The result is a global thrill-ride that vacillates wildly between fascinating and ridiculous. In Reamde, Stephenson has eschewed ambition at plot-outset for ambition in plot-execution. He's bitten off less to chew, for this is no Diamond Age or Cryptonomicon, but boy does he chew on it. He has focused on writing an absolutely ripping yarn, and I applaud the decision. He is relaxing into a style that suits him, one of unique characterization and breathless storytelling. He delights in creating characters with vastly different backgrounds and motives and then cramming them into stressful situations, like going through your yard and putting every bug you find in a big jar and then shaking it vigorously.

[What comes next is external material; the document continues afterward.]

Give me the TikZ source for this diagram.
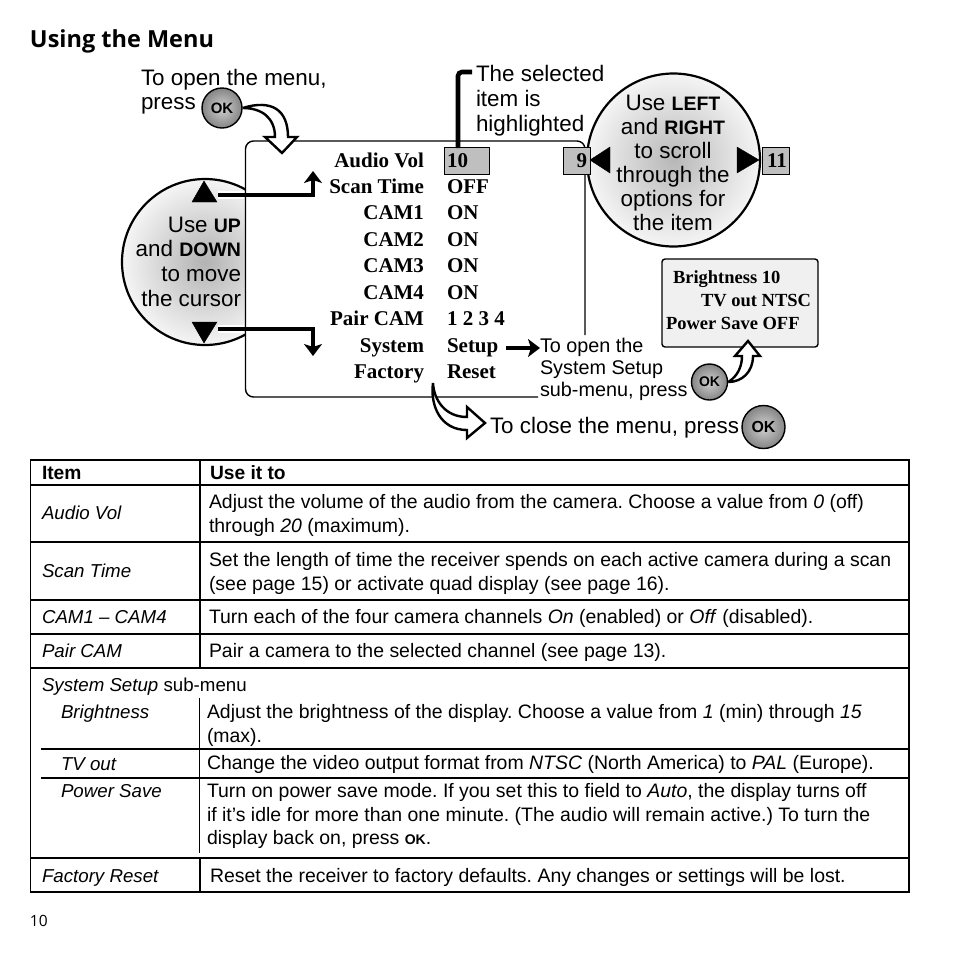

Unfortunately, this novel comes perilously close to being shaken to death on a number of occasions. Stephenson is over-indulgent as ever, prone to concept-dropping for the google-happy reader and going into quasi-masturbatory detail about guns, guns and more guns. I never want to read another word about high-velocity rounds and their behaviors. And had I drunk a shot of something stiff every time I read the word 'caromed' in this novel, I may have enjoyed some of its wordier passages more.
If you know Neal Stephenson's work, this novel will fit very easily into your world view. If you don't, know that it will be a lengthy undertaking, immensely enjoyable but of questionable worth in retrospect. I heartily enjoyed this book, and I'm glad it's bloody well over now.